Strategic Initiative #2: Job Shadowing – Your every day employees know more about the problems with your processes than management does. Spend some time out of the office working side by side with an employee observing what they see and where they see the problems are. Then take concrete steps to remedy the issues.

Strategic Initiative #3: Process Maps – Take a blank sheet of paper and draw out the various processes within your organization. In the end you should have a process map for everything within your organization It is an eagle’s eye view so it does not have to be finite. It just shows the basic steps involved in each process.

Strategic Initiative #4: Walk the Floor – Even more important walk the process. A leading financial services organization did it and found that a mortgage application from start to finish walked the equivalent of 8 miles. Map out your steps in a spaghetti diagram and see where it takes you. Are there wasteful steps in your organization that can be eliminated? Can you simplify the process by removing a wall so people do not have to travel extra distance to get to the next step?

Strategic Initiative #5: Stand in the Circle – Tachii Ohno used to ask his managers to go out on the factory floor and stand in a circle and observe what is going on around them. He required them to stand in this circle for at least 25 minutes. The purpose was to observe where there were problems. Try it in your organization. What did you find?

Strategic Initiative #6: Benchmarking – As HR professionals we are great at talking to our peers. Try talking to your peers in other similar companies to discover how they are dealing with the same problem.
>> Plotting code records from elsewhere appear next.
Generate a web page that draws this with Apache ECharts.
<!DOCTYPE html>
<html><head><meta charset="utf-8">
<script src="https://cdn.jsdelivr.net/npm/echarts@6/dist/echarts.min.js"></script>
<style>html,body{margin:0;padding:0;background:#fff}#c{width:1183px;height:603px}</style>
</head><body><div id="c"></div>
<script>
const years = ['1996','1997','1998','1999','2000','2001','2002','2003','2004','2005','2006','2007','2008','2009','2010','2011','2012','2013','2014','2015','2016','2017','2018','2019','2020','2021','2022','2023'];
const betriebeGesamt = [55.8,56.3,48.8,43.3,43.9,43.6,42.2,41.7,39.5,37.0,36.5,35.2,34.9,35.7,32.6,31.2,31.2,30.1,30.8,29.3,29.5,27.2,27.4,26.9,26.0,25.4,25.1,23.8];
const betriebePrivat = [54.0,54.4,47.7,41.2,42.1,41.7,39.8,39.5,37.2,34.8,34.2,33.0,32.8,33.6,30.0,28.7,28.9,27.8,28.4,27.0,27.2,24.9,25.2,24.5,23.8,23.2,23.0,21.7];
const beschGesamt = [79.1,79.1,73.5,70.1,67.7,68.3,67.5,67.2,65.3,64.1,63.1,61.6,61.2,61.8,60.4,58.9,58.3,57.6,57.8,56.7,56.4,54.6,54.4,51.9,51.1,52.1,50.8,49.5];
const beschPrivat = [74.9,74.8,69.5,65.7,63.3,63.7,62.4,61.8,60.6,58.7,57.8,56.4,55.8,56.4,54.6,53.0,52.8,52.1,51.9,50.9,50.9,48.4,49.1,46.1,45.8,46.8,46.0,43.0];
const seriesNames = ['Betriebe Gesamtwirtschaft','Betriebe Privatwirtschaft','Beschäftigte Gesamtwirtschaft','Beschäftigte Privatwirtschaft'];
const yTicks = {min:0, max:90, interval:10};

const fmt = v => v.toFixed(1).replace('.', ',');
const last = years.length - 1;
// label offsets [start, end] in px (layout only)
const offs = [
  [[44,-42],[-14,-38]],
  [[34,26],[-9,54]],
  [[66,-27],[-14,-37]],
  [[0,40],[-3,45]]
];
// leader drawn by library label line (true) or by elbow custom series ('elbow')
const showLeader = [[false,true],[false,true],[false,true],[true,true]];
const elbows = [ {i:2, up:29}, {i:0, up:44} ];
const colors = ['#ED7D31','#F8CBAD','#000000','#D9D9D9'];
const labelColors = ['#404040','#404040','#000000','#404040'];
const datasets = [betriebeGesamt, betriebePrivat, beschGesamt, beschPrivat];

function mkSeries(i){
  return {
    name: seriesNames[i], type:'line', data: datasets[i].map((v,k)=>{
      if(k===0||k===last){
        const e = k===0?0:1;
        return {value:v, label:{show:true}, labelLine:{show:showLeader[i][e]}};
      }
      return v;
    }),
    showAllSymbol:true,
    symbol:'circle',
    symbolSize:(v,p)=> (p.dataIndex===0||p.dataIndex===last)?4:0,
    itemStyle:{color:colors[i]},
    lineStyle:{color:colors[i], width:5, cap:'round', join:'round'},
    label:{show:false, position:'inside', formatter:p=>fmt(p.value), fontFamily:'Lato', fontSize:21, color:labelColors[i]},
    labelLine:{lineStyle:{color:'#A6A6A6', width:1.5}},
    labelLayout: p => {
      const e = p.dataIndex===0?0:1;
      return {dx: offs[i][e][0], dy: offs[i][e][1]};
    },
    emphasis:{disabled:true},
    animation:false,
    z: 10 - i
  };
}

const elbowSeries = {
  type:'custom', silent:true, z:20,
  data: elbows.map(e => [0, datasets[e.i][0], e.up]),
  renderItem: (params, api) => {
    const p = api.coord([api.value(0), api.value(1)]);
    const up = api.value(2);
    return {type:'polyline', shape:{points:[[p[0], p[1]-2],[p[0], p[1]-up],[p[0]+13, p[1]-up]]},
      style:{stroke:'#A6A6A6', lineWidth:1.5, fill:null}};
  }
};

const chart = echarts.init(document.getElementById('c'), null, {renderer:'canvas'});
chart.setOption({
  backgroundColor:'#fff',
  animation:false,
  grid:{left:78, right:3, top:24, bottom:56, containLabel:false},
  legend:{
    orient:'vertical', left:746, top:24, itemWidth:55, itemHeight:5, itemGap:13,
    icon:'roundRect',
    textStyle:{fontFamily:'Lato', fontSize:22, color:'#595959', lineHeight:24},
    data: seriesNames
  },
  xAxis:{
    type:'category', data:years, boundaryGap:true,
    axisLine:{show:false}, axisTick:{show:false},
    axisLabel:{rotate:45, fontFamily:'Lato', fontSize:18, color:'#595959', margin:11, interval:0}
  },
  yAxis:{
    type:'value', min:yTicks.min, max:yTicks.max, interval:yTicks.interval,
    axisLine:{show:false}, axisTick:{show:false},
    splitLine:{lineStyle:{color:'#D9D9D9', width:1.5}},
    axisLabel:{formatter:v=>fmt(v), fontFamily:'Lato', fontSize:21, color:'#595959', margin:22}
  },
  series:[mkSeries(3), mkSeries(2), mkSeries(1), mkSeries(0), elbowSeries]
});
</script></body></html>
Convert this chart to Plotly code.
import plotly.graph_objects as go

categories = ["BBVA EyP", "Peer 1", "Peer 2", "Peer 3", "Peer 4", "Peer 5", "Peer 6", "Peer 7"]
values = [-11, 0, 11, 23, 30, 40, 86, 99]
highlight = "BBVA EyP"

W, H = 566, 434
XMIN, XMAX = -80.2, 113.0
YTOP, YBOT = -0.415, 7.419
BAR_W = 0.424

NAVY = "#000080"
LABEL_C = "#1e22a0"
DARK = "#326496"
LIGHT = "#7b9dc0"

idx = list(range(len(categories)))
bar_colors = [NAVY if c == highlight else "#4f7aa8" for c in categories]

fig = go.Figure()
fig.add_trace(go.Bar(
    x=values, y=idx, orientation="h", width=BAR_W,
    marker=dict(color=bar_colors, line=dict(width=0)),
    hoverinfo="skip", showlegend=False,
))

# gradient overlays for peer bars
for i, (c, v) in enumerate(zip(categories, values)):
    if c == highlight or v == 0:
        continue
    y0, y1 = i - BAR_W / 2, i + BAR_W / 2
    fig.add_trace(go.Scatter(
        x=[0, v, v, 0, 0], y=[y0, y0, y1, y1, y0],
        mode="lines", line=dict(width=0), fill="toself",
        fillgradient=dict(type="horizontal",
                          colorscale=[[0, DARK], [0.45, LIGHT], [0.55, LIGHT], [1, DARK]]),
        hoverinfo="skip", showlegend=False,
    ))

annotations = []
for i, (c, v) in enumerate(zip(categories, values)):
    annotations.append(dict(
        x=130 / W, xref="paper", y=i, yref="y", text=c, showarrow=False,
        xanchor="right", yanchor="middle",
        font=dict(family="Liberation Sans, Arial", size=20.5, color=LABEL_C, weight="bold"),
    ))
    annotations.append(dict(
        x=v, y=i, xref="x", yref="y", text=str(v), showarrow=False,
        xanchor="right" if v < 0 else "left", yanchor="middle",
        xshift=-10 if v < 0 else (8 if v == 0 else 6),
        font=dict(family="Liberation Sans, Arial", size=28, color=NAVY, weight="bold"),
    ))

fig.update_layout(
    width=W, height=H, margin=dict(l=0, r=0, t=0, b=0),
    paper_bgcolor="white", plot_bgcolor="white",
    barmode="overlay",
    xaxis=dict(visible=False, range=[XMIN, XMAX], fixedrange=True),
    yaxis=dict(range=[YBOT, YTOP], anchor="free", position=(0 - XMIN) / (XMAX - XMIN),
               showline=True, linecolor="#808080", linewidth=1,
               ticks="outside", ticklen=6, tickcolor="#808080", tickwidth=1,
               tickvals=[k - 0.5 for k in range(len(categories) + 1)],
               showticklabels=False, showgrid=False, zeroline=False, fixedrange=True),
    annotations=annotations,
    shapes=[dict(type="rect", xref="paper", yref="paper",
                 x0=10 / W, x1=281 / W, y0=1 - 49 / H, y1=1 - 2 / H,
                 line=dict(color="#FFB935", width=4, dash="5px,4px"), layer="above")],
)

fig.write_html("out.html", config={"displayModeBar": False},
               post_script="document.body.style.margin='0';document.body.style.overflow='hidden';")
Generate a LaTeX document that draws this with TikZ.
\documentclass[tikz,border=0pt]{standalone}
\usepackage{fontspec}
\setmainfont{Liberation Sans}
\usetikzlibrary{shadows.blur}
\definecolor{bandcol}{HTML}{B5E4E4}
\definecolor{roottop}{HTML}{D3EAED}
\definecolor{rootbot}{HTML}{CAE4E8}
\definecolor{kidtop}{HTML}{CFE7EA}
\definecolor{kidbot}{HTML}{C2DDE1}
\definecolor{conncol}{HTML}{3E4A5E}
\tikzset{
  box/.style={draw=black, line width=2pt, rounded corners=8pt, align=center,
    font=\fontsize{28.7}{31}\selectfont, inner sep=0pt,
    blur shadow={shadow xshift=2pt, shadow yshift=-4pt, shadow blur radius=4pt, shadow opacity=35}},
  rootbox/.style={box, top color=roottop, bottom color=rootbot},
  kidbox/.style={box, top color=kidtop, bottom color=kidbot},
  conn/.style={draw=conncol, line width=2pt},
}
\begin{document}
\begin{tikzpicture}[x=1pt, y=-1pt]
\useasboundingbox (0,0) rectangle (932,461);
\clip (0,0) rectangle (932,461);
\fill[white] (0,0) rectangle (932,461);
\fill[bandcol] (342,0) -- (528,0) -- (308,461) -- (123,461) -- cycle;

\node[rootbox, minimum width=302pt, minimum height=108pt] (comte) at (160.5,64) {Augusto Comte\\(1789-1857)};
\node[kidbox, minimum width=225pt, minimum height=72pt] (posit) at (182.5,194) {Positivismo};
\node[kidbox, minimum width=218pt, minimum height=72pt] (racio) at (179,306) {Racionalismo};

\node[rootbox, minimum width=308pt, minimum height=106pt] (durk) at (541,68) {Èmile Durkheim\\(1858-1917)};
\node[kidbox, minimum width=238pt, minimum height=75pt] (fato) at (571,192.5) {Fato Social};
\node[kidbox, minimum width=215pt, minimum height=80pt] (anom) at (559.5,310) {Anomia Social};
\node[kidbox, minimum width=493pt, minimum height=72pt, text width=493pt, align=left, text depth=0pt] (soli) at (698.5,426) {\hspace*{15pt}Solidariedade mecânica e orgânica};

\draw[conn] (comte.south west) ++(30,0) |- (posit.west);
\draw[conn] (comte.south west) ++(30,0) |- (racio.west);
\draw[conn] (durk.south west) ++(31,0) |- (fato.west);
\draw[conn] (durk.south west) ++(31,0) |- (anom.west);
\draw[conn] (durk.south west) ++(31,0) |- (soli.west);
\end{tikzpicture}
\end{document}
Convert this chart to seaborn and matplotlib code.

Their solution may not be a fit for your culture but gives you an idea of innovative ways to complete processes in your organization.

Strategic Initiative #7: Town Meeting – Take a page from the GE Workout and set up a company wide town meeting where the employees are free to bring up problems and proposed solutions and get immediate approval to go about resolving those issues. In the GE Workout, a team proposed a solution to a problem and then management gave them 90 days to resolve the issue.

Strategic Initiative #8: Visit Supply Chain Components – Dr. Edward Deming stated in his 14 points of Quality that we needed to get managers to institute training. What he meant was that managers needed to understand the process flow from the front door to the back door. Visit your suppliers and see what their process is from their front door to your front door. Learn how their processes affect your delivery to your clients.

Strategic Initiative #9: Take an Employee to Lunch – Get a feel for how they feel about your organization. Learn what bugs them. Learn what delights them. Show them that you truly have an open door policy when they have issues with how the organization runs.

Strategic Initiative #10: Eliminate the corner office – Consider to migrating to an open office where your workspace is n the floor with the employees. Be in the place where you are in the middle of the process not looking at it from the outer edges of it. This will lead to higher employee engagement.